Former Sen. John Edwards, D-N.C., hit the road this week with a gaggle of reporters in tow, urging them to report on the plight of America’s poor. But that did not stop political reporters from covering, well, politics.
Both the New York Times and the Washington Post looked at how hard it is to make poverty a voting issue. And Edwards, who speaks about “the Two Americas” at every opportunity, continues to struggle to square his populist message with continued reports on his $400 haircuts and mansion.
“A haircut’s a haircut. You can get the same one for $10,” James Rudd, a 28-year-old Kentucky coal miner, said in a widely published Associate Press article.
He started the tour on Sunday in New Orleans, returning to the city where he announced his candidacy, and renewed calls to rebuild the city’s infrastructure, stimulate more job growth and ensure the levees can handle the next storm. Monday, he moved on to Canton, Miss., where he talked with poultry workers and promised, if elected, to create a new task force to investigate industries that take advantage of low wage workers. As part of the plan, he pledged an Edwards White House would ensure all workers get at least seven paid sick days per year.

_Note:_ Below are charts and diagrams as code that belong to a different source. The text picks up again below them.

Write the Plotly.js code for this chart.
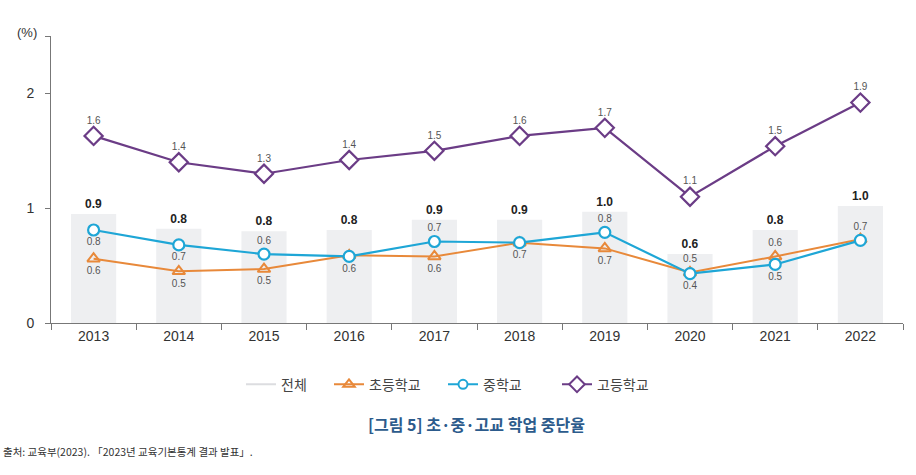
<!DOCTYPE html>
<html><head><meta charset="utf-8">
<script src="https://cdn.plot.ly/plotly-3.0.1.min.js"></script>
<style>html,body{margin:0;padding:0;background:#fff}#chart{width:916px;height:475px}</style>
</head><body><div id="chart"></div>
<script>
const years = ['2013','2014','2015','2016','2017','2018','2019','2020','2021','2022'];
const totalVals = [0.95, 0.82, 0.80, 0.81, 0.90, 0.90, 0.97, 0.60, 0.81, 1.02];
const totalLabels = ['0.9','0.8','0.8','0.8','0.9','0.9','1.0','0.6','0.8','1.0'];
const elemVals = [0.56, 0.45, 0.47, 0.59, 0.58, 0.70, 0.65, 0.44, 0.58, 0.73];
const elemLabels = ['0.6','0.5','0.5','','0.6','','0.7','0.5','0.6',''];
const elemPos = ['bottom center','bottom center','bottom center','bottom center','bottom center','bottom center','bottom center','top center','top center','top center'];
const midVals = [0.81, 0.68, 0.60, 0.58, 0.71, 0.70, 0.79, 0.43, 0.51, 0.72];
const midLabels = ['0.8','0.7','0.6','0.6','0.7','0.7','0.8','0.4','0.5','0.7'];
const midPos = ['bottom center','bottom center','top center','bottom center','top center','bottom center','top center','bottom center','bottom center','top center'];
const highVals = [1.63, 1.40, 1.30, 1.42, 1.50, 1.63, 1.70, 1.10, 1.54, 1.92];
const highLabels = ['1.6','1.4','1.3','1.4','1.5','1.6','1.7','1.1','1.5','1.9'];

const F = 'Liberation Sans, Arial, Noto Sans CJK KR, sans-serif';
const K = 'Noto Sans CJK KR, sans-serif';
const lblFont = {family: F, size: 10, color: '#555'};
const C_ALL = '#dcdde0', C_EL = '#e8893a', C_MID = '#1ea6d6', C_HI = '#6b3c86';

const traces = [
  {type:'bar', x: years, y: totalVals, name:'전체', showlegend:false,
   marker:{color:'#eeeff1'}, width:0.53,
   text: totalLabels, textposition:'outside', cliponaxis:false,
   textfont:{family:F, size:12, color:'#222', weight:'bold'}, hoverinfo:'skip'},
  {type:'scatter', mode:'lines+markers+text', x: years, y: elemVals, name:'초등학교', showlegend:false,
   line:{color:C_EL, width:2},
   marker:{symbol:'triangle-up-open', size:11, color:C_EL, line:{width:2}},
   text: elemLabels, textposition: elemPos, textfont: lblFont, cliponaxis:false},
  {type:'scatter', mode:'lines+markers+text', x: years, y: midVals, name:'중학교', showlegend:false,
   line:{color:C_MID, width:2.2},
   marker:{symbol:'circle', size:11, color:'#ffffff', line:{width:2.2, color:C_MID}},
   text: midLabels, textposition: midPos, textfont: lblFont, cliponaxis:false},
  {type:'scatter', mode:'lines+markers+text', x: years, y: highVals, name:'고등학교', showlegend:false,
   line:{color:C_HI, width:2.2},
   marker:{symbol:'diamond', size:14, color:'#ffffff', line:{width:2.2, color:C_HI}},
   text: highLabels, textposition:'top center', textfont: lblFont, cliponaxis:false},
  // legend entries
  {type:'scatter', mode:'lines', x:[years[0]], y:[null], name:'전체', legend:'legend',
   line:{color:C_ALL, width:2}},
  {type:'scatter', mode:'lines+markers', x:[years[0]], y:[null], name:'초등학교', legend:'legend2',
   line:{color:C_EL, width:2}, marker:{symbol:'triangle-up-open', size:10, color:C_EL, line:{width:2}}},
  {type:'scatter', mode:'lines+markers', x:[years[0]], y:[null], name:'중학교', legend:'legend3',
   line:{color:C_MID, width:2}, marker:{symbol:'circle', size:9, color:'#fff', line:{width:2, color:C_MID}}},
  {type:'scatter', mode:'lines+markers', x:[years[0]], y:[null], name:'고등학교', legend:'legend4',
   line:{color:C_HI, width:2}, marker:{symbol:'diamond', size:12, color:'#fff', line:{width:2, color:C_HI}}}
];

function leg(px){
  return {orientation:'h', x:(px-51)/852, xanchor:'left', y:-0.215, yanchor:'middle',
          font:{family:K, size:14, color:'#444'}, bgcolor:'rgba(0,0,0,0)'};
}

const layout = {
  width:916, height:475,
  margin:{l:51, r:13, t:36, b:152},
  paper_bgcolor:'#fff', plot_bgcolor:'#fff',
  font:{family:F, color:'#333'},
  showlegend:true,
  legend: leg(241), legend2: leg(329), legend3: leg(443), legend4: leg(557),
  xaxis:{type:'category', range:[-0.5, 9.5], tickson:'boundaries', ticks:'outside', ticklen:6,
         tickcolor:'#777', showline:true, linecolor:'#777', linewidth:1, showgrid:false,
         tickfont:{family:F, size:14, color:'#333'}, zeroline:false, fixedrange:true},
  yaxis:{range:[0, 2.5], tickvals:[0,1,2,2.5], ticktext:['0','1','2',''], ticks:'outside', ticklen:5,
         tickcolor:'#777', showline:true, linecolor:'#777', linewidth:1, showgrid:false, zeroline:false,
         tickfont:{family:F, size:14, color:'#333'}, ticklabelstandoff:8},
  annotations:[
    {text:'(%)', xref:'paper', yref:'paper', x:(15-51)/852, y:1.0, xanchor:'left', yanchor:'middle', yshift:4,
     showarrow:false, font:{family:F, size:13, color:'#333'}},
    {text:'<b>[그림 5] 초·중·고교 학업 중단율</b>', xref:'paper', yref:'paper', x:(476-51)/852, xanchor:'center',
     y:-0.352, yanchor:'middle', showarrow:false, font:{family:K, size:16, color:'#2c5b8c'}},
    {text:'출처: 교육부(2023). 「2023년 교육기본통계 결과 발표」.', xref:'paper', yref:'paper', x:(1-51)/852, xanchor:'left',
     y:-0.447, yanchor:'middle', showarrow:false, font:{family:K, size:10.5, color:'#333'}}
  ]
};
Plotly.newPlot('chart', traces, layout, {displayModeBar:false, staticPlot:true});
</script></body></html>
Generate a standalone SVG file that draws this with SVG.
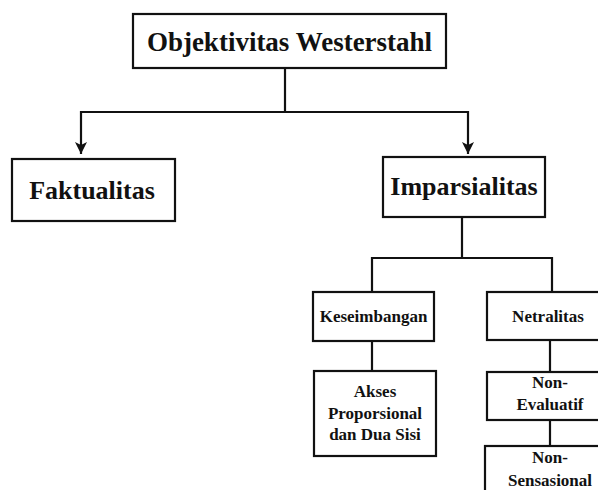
<svg xmlns="http://www.w3.org/2000/svg" width="598" height="490" viewBox="0 0 598 490">
<style>
  .box { fill: #ffffff; stroke: #111111; stroke-width: 2.2; }
  .wire { fill: none; stroke: #111111; stroke-width: 2.2; }
  text { font-family: "Liberation Serif", "Times New Roman", serif; font-weight: bold; fill: #111111; text-anchor: middle; }
  .t1 { font-size: 27px; }
  .t2 { font-size: 26px; }
  .t3 { font-size: 17px; }
</style>
<defs>
  <marker id="arr" viewBox="0 0 12 12" refX="12" refY="6" markerWidth="12" markerHeight="12" markerUnits="userSpaceOnUse" orient="auto">
    <path d="M0,0 L12,6 L0,12 L3,6 z" fill="#111111"/>
  </marker>
</defs>
<rect width="598" height="490" fill="#ffffff"/>
<g id="connectors">
  <path class="wire" d="M285,68 V112"/>
  <path class="wire" d="M80,112 H469"/>
  <path class="wire" d="M81,111 V154" marker-end="url(#arr)"/>
  <path class="wire" d="M468,111 V154" marker-end="url(#arr)"/>
  <path class="wire" d="M462,217 V258"/>
  <path class="wire" d="M371,258 H553"/>
  <path class="wire" d="M372,257 V292"/>
  <path class="wire" d="M552,257 V292"/>
  <path class="wire" d="M372,341 V371"/>
  <path class="wire" d="M550,340 V372"/>
  <path class="wire" d="M550,420 V446"/>
</g>
<g id="objektivitas">
  <rect class="box" x="133" y="14" width="313" height="54"/>
  <text class="t1" x="289.5" y="51">Objektivitas Westerstahl</text>
</g>
<g id="faktualitas">
  <rect class="box" x="12" y="159" width="163" height="62"/>
  <text class="t2" x="92" y="199">Faktualitas</text>
</g>
<g id="imparsialitas">
  <rect class="box" x="383" y="157" width="162" height="60"/>
  <text class="t2" x="464" y="195">Imparsialitas</text>
</g>
<g id="keseimbangan">
  <rect class="box" x="313" y="292" width="121" height="49"/>
  <text class="t3" x="373.5" y="322">Keseimbangan</text>
</g>
<g id="netralitas">
  <rect class="box" x="487" y="292" width="125" height="48"/>
  <text class="t3" x="548" y="322">Netralitas</text>
</g>
<g id="akses">
  <rect class="box" x="314" y="371" width="122" height="85"/>
  <text class="t3" x="375" y="397">Akses</text>
  <text class="t3" x="375" y="418.5">Proporsional</text>
  <text class="t3" x="375" y="440">dan Dua Sisi</text>
</g>
<g id="non-evaluatif">
  <rect class="box" x="487" y="372" width="125" height="48"/>
  <text class="t3" x="550" y="388">Non-</text>
  <text class="t3" x="550" y="410">Evaluatif</text>
</g>
<g id="non-sensasional">
  <rect class="box" x="485" y="446" width="127" height="60"/>
  <text class="t3" x="550" y="463">Non-</text>
  <text class="t3" x="550" y="486">Sensasional</text>
</g>
</svg>
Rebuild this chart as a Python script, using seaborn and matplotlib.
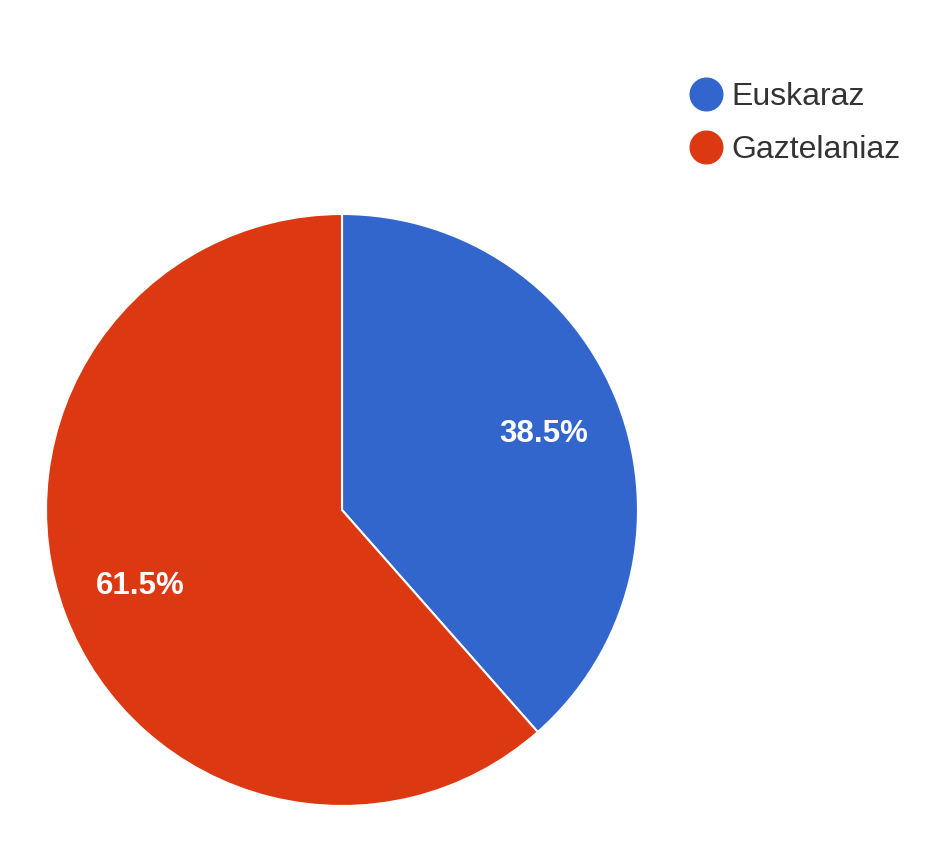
import matplotlib
matplotlib.use("Agg")
import matplotlib.pyplot as plt
from matplotlib.lines import Line2D
import seaborn as sns

categories = ["Euskaraz", "Gaztelaniaz"]
values = [38.5, 61.5]
colors = ["#3366CC", "#DC3912"]

sns.set_theme(style="white")
plt.rcParams["font.family"] = ["Liberation Sans", "DejaVu Sans"]

W, H = 950, 848
fig = plt.figure(figsize=(W / 100, H / 100), dpi=100)
cx, cy, r = 342, 510, 296
ax = fig.add_axes([(cx - r) / W, (H - cy - r) / H, 2 * r / W, 2 * r / H])
wedges, texts, autotexts = ax.pie(
    values, colors=colors, startangle=90, counterclock=False,
    autopct="%1.1f%%", pctdistance=0.73,
    wedgeprops=dict(edgecolor="white", linewidth=1.5),
    textprops=dict(color="white", fontsize=22.5, fontweight="bold"),
)
ax.set_xlim(-1, 1)
ax.set_ylim(-1, 1)
ax.axis("off")

handles = [Line2D([0], [0], marker="o", linestyle="", markersize=23.5,
                  markerfacecolor=c, markeredgecolor=c) for c in colors]
fig.legend(handles, categories, loc="upper left",
           bbox_to_anchor=(690 / W, 1 - 82 / H), frameon=False,
           fontsize=23, labelcolor="#333333", handlelength=1.0,
           handletextpad=0.3, labelspacing=0.72, borderaxespad=0,
           borderpad=0)

fig.savefig("out.png", dpi=100, facecolor="white")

While in Cleveland on Tuesday, Edwards called for economically diverse schools and a crack down on predatory lending. According to the Census Bureau, roughly 30 percent of Cleveland’s residents live below the poverty line and the city’s $24,105 median income is the lowest among large urban areas. The Columbus Dispatch previewed the trip and addressed the economic troubles of this swing state.
He intends to look at health care in Wise, Va. and then conclude the eight-state tour Thursday in Prestonsburg, Kentucky - where Robert F. Kennedy ended his poverty tour in 1968.